No creo haber revelado aquí ninguna trama esencial, más allá de lo que la propia película ya había expuesto y que, en mi caso, me resultó imposible pasar por alto. De cualquier manera, y para cerrar, diré que Cónclave es un libro muy recomendable, una novela que vale la pena leer, tanto por lo que cuenta como por cómo lo cuenta.

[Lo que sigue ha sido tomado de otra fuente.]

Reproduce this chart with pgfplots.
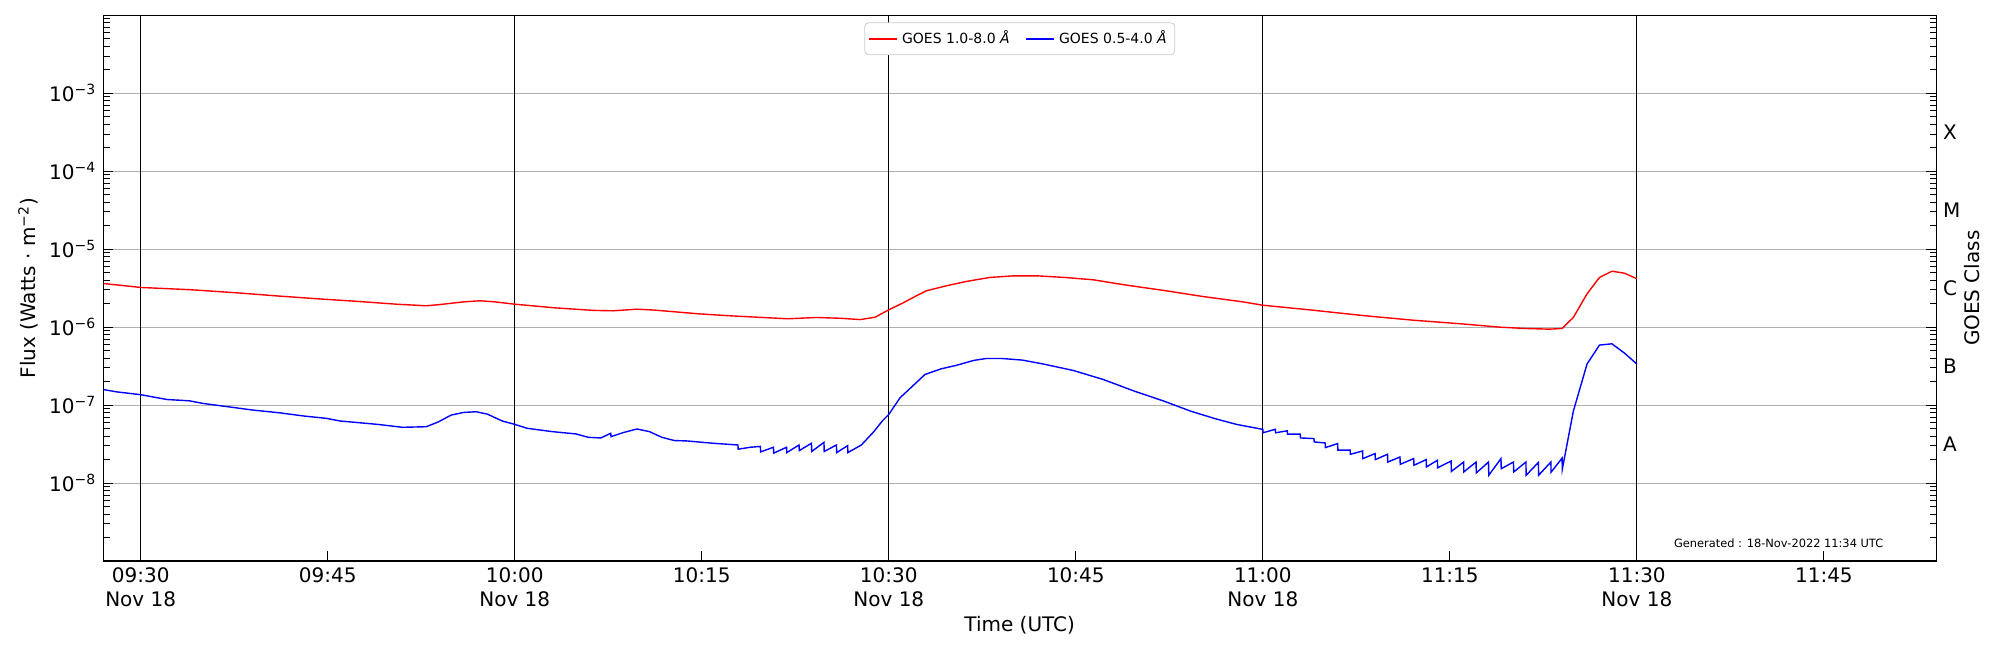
\documentclass[border=0pt]{standalone}
\usepackage{fontspec}
\setmainfont{DejaVu Sans}
\usepackage{pgfplots}
\pgfplotsset{compat=1.18}
\definecolor{gridgray}{HTML}{B0B0B0}
\definecolor{legedge}{HTML}{CCCCCC}
\newcommand{\tfont}{\fontsize{10}{12}\selectfont}
\begin{document}
\begin{tikzpicture}
\begin{axis}[
  at={(0pt,0pt)}, anchor=south west,
  scale only axis, width=916.4pt, height=272.85pt,
  xmin=27, xmax=174, ymode=log, ymin=1e-9, ymax=1e-2,
  xtick={45,75,105,135,165},
  xticklabels={09:45,10:15,10:45,11:15,11:45},
  extra x ticks={30,60,90,120,150},
  extra x tick labels={{09:30\\Nov 18},{10:00\\Nov 18},{10:30\\Nov 18},{11:00\\Nov 18},{11:30\\Nov 18}},
  extra x tick style={grid=major, major grid style={black, line width=0.5pt}},
  xtick pos=left,
  ytick={1e-8,1e-7,1e-6,1e-5,1e-4,1e-3},
  yticklabels={10\textsuperscript{−8},10\textsuperscript{−7},10\textsuperscript{−6},10\textsuperscript{−5},10\textsuperscript{−4},10\textsuperscript{−3}},
  minor ytick={2e-9,3e-9,4e-9,5e-9,6e-9,7e-9,8e-9,9e-9,2e-8,3e-8,4e-8,5e-8,6e-8,7e-8,8e-8,9e-8,2e-7,3e-7,4e-7,5e-7,6e-7,7e-7,8e-7,9e-7,2e-6,3e-6,4e-6,5e-6,6e-6,7e-6,8e-6,9e-6,2e-5,3e-5,4e-5,5e-5,6e-5,7e-5,8e-5,9e-5,2e-4,3e-4,4e-4,5e-4,6e-4,7e-4,8e-4,9e-4,2e-3,3e-3,4e-3,5e-3,6e-3,7e-3,8e-3,9e-3},
  ymajorgrids, major grid style={gridgray, line width=0.5pt},
  tick style={black, line width=0.5pt},
  major tick length=5pt, minor tick length=3.3pt,
  axis line style={line width=0.6pt},
  tick label style={font=\tfont},
  x tick label style={align=center},
  label style={font=\tfont},
  xlabel={Time (UTC)},
  ylabel={Flux (Watts · m\textsuperscript{−2})},
  every axis x label/.style={at={(axis description cs:0.5,0)}, yshift=-32pt, anchor=center},
  every axis y label/.style={at={(axis description cs:0,0.5)}, xshift=-37.5pt, rotate=90, anchor=center},
  legend columns=2,
  legend cell align=left,
  legend image code/.code={\draw[#1, line width=0.7pt] (0pt,0pt) -- (14pt,0pt);},
  legend style={at={(0.5,0.987)}, anchor=north, draw=legedge, rounded corners=2pt,
    font=\fontsize{7}{8.4}\selectfont, fill=white, inner sep=2pt,
    /tikz/every even column/.append style={column sep=6pt}},
]
\addplot[red, line width=0.7pt] coordinates {
(27.0,3.63e-6)(30.0,3.23e-6)(34.0,3.02e-6)(37.8,2.75e-6)(41.0,2.51e-6)(44.2,2.31e-6)(47.4,2.14e-6)(50.5,1.97e-6)(52.9,1.88e-6)(54.0,1.95e-6)(55.9,2.11e-6)(57.2,2.18e-6)(58.4,2.11e-6)(60.0,1.97e-6)(63.2,1.77e-6)(66.3,1.64e-6)(67.9,1.62e-6)(69.8,1.70e-6)(71.1,1.66e-6)(74.8,1.48e-6)(77.2,1.40e-6)(81.9,1.28e-6)(84.2,1.33e-6)(86.1,1.30e-6)(87.7,1.25e-6)(88.9,1.34e-6)(90.0,1.67e-6)(91.1,2.03e-6)(92.1,2.47e-6)(93.0,2.92e-6)(94.6,3.39e-6)(96.2,3.85e-6)(98.1,4.34e-6)(100.0,4.55e-6)(101.9,4.55e-6)(104.1,4.34e-6)(106.4,4.05e-6)(108.9,3.49e-6)(112.1,2.95e-6)(115.2,2.47e-6)(118.4,2.11e-6)(120.0,1.91e-6)(123.7,1.67e-6)(128.0,1.41e-6)(132.0,1.23e-6)(136.0,1.10e-6)(139.0,1.00e-6)(141.0,9.62e-7)(143.0,9.42e-7)(144.0,9.62e-7)(144.9,1.33e-6)(146.0,2.67e-6)(147.0,4.34e-6)(148.0,5.22e-6)(149.0,4.92e-6)(150.0,4.17e-6)
};
\addlegendentry{GOES 1.0-8.0 {\itshape Å}}
\addplot[blue, line width=0.7pt] coordinates {
(27.0,1.585e-7)(28.05,1.48e-7)(30.0,1.36e-7)(32.1,1.18e-7)(33.9,1.135e-7)(35.0,1.05e-7)(37.0,9.53e-8)(39.0,8.63e-8)(41.1,7.98e-8)(43.1,7.24e-8)(44.9,6.76e-8)(46.0,6.25e-8)(47.2,6.01e-8)(49.0,5.66e-8)(51.0,5.19e-8)(52.9,5.28e-8)(53.9,6.12e-8)(54.9,7.45e-8)(55.9,8.05e-8)(56.9,8.22e-8)(57.8,7.67e-8)(59.0,6.25e-8)(60.0,5.66e-8)(61.0,5.04e-8)(63.0,4.57e-8)(64.9,4.27e-8)(65.9,3.86e-8)(66.9,3.79e-8)(67.7,4.35e-8)(67.72,3.94e-8)(68.7,4.44e-8)(69.8,4.94e-8)(70.8,4.57e-8)(71.8,3.86e-8)(72.8,3.51e-8)(73.8,3.47e-8)(75.9,3.24e-8)(77.9,3.08e-8)(77.92,2.72e-8)(78.9,2.88e-8)(79.7,2.95e-8)(79.72,2.51e-8)(80.75,2.88e-8)(80.77,2.42e-8)(81.8,2.88e-8)(81.82,2.46e-8)(82.8,3.08e-8)(82.82,2.61e-8)(83.8,3.24e-8)(83.82,2.54e-8)(84.8,3.33e-8)(84.82,2.54e-8)(85.8,3.08e-8)(85.82,2.46e-8)(86.7,3.02e-8)(86.72,2.46e-8)(87.8,3.08e-8)(88.8,4.57e-8)(89.5,6.31e-8)(90.0,7.59e-8)(90.9,1.24e-7)(91.9,1.75e-7)(92.9,2.47e-7)(94.2,2.92e-7)(95.4,3.23e-7)(96.8,3.74e-7)(97.8,3.96e-7)(99.1,3.96e-7)(100.7,3.78e-7)(102.3,3.39e-7)(104.8,2.78e-7)(107.2,2.13e-7)(109.7,1.51e-7)(112.1,1.12e-7)(114.2,8.37e-8)(116.2,6.68e-8)(117.9,5.65e-8)(120.0,4.88e-8)(120.02,4.42e-8)(121.0,4.90e-8)(121.02,4.42e-8)(121.96,4.68e-8)(121.98,4.24e-8)(123.0,4.24e-8)(123.02,3.79e-8)(124.1,3.72e-8)(124.12,3.37e-8)(125.0,3.27e-8)(125.02,2.85e-8)(126.0,3.21e-8)(126.02,2.64e-8)(127.0,2.64e-8)(127.02,2.34e-8)(128.0,2.58e-8)(128.02,2.06e-8)(129.0,2.39e-8)(129.02,2.00e-8)(130.0,2.34e-8)(130.02,1.86e-8)(131.0,2.16e-8)(131.02,1.74e-8)(132.1,2.06e-8)(132.12,1.69e-8)(133.1,2.00e-8)(133.12,1.61e-8)(134.0,1.96e-8)(134.02,1.57e-8)(135.1,1.92e-8)(135.12,1.41e-8)(136.1,1.86e-8)(136.12,1.39e-8)(137.1,1.86e-8)(137.12,1.35e-8)(138.1,1.86e-8)(138.12,1.26e-8)(139.1,2.06e-8)(139.12,1.53e-8)(140.1,1.86e-8)(140.12,1.39e-8)(141.1,1.86e-8)(141.12,1.26e-8)(142.1,1.84e-8)(142.12,1.26e-8)(143.1,1.86e-8)(143.12,1.38e-8)(144.0,2.09e-8)(144.02,1.51e-8)(144.9,8.32e-8)(146.0,3.36e-7)(147.0,5.89e-7)(148.0,6.11e-7)(149.0,4.65e-7)(150.0,3.36e-7)
};
\addlegendentry{GOES 0.5-4.0 {\itshape Å}}
\node[anchor=base east, font=\fontsize{5.7}{7}\selectfont] at (rel axis cs:0.975,0.024) {Generated : 18-Nov-2022 11:34 UTC};
\end{axis}
\begin{axis}[
  at={(0pt,0pt)}, anchor=south west,
  scale only axis, width=916.4pt, height=272.85pt,
  xmin=27, xmax=174, ymode=log, ymin=1e-9, ymax=1e-2,
  hide x axis, axis y line*=right, y axis line style={draw=none},
  ytick={3.162e-8,3.162e-7,3.162e-6,3.162e-5,3.162e-4},
  yticklabels={A,B,C,M,X},
  y tick style={draw=none}, major tick length=0pt, minor tick length=0pt,
  tick label style={font=\tfont},
  label style={font=\tfont},
  ylabel={GOES Class},
  every axis y label/.style={at={(axis description cs:1,0.5)}, xshift=18pt, rotate=90, anchor=center},
]
\addplot[draw=none] coordinates {(30,1e-6)(60,1e-7)};
\end{axis}
\pgfresetboundingbox
\path[use as bounding box] (-51.65pt,-44.5pt) rectangle (948.35pt,280.5pt);
\end{tikzpicture}
\end{document}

«¿La iglesia universal? ¿Cómo puede considerarse universal si sus miembros hablan cincuenta idiomas distintos? El idioma es fundamental. Porque del idioma, con el tiempo, nace el pensamiento, y del pensamiento nacen la filosofía y la cultura. Han pasado sesenta años desde el Concilio Vaticano II, pero ser católico en Europa ya no significa lo mismo que serlo en África, en Asia o en Sudamérica. Nos hemos convertido en una confederación, como mucho. Eche un vistazo alrededor de esta sala, decano, observe cómo el idioma nos separa incluso para disfrutar de una sencilla cena como esta, y niégueme que haya una traza de verdad en lo que digo.»
«El cambio, casi siempre, produce el efecto opuesto a la mejora que se pretende conseguir con él.»